1848 semaphore tower in Malta

Ta' Kenuna Tower (Torri ta' Kenuna) is a semaphore tower on the cliffs near Nadur on the island of Gozo, Malta. It was built by the British in 1848, as one of three semaphore towers in Malta. The tower was restored in 2005, and now houses a beacon to warn ships of their proximity to land, as well as a number of communication antennas.

==History==
The semaphore telegraph system was invented in 1792, and the British military authorities began to consider installing such a system in Malta in the early 1840s. Initially, it was planned that semaphore stations would be established on the bell towers and domes of the island's churches, but the religious authorities rejected the proposal. Due to this, in 1848 new semaphore towers were constructed at Nadur on Gozo, and Għargħur and Għaxaq on the main island of Malta. Further stations were established at the Governor's Palace in Valletta, Selmun Palace near Mellieħa, and the Giordan Lighthouse near Għasri, Gozo. Each station was staffed by the Royal Engineers.

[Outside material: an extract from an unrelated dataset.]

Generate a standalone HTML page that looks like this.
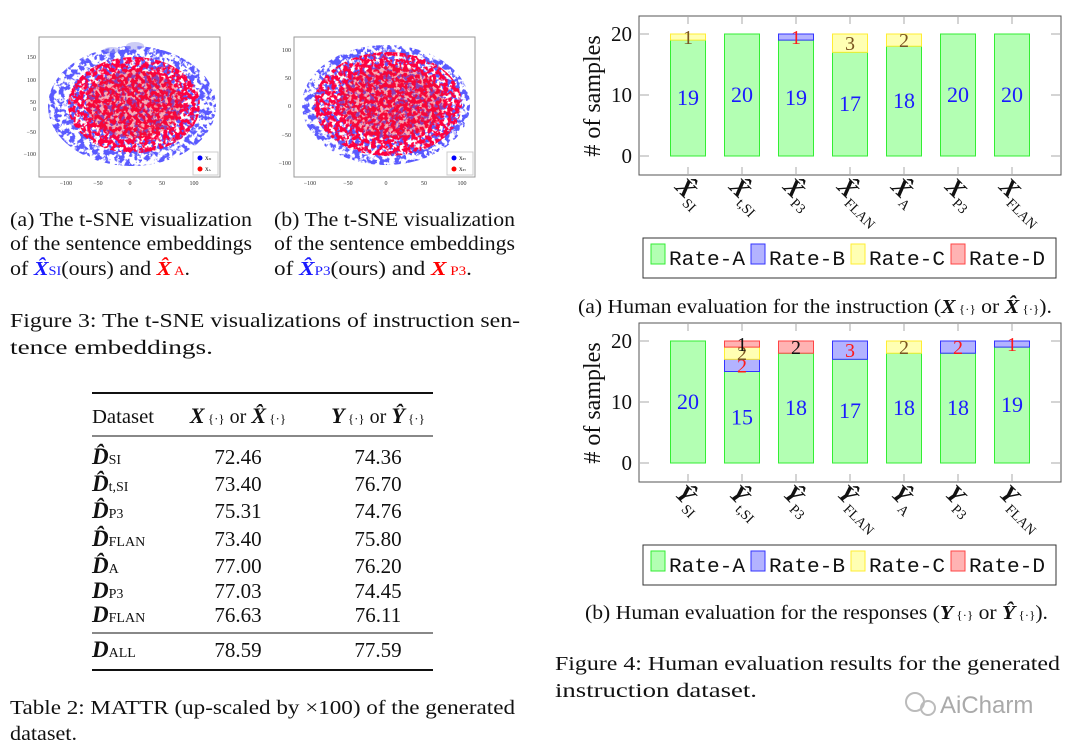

Ta' Kenuna Tower was built on a hill 130 m above sea level, so as to be able to pass on signals to ships and other posts via a telegraphy link between the two main Maltese islands, and to communicate with the towers at Għargħur and Għaxaq. The semaphore system became obsolete with the introduction of the electrical telegraph, and Ta' Kenuna Tower closed in 1883.

In 2005, the Nadur Local Council with the help of Maltacom (now GO) sponsored restoration works of the tower. A beacon to warn ships of their proximity to land, as well as a number of communication antennas were installed on the roof. The modern additions are mounted on the surface of the tower, and care was taken to preserve the historic fabric of the original structure.

View from garden around tower

Today, one can ask permission from the tower's watchman to go on top of the covered roof of the tower for a panoramic view of Gozo, Comino and Malta. The surrounding gardens contain a number of endemic plants.

==Architecture==
Ta' Kenuna Tower is identical to the towers at Għaxaq and Għargħur, consisting of three floors, each containing a single room. The floors are linked together and with the roof by a spiral staircase. The signalling equipment, consisting of a wooden pole with three movable arms, was located on the tower's roof.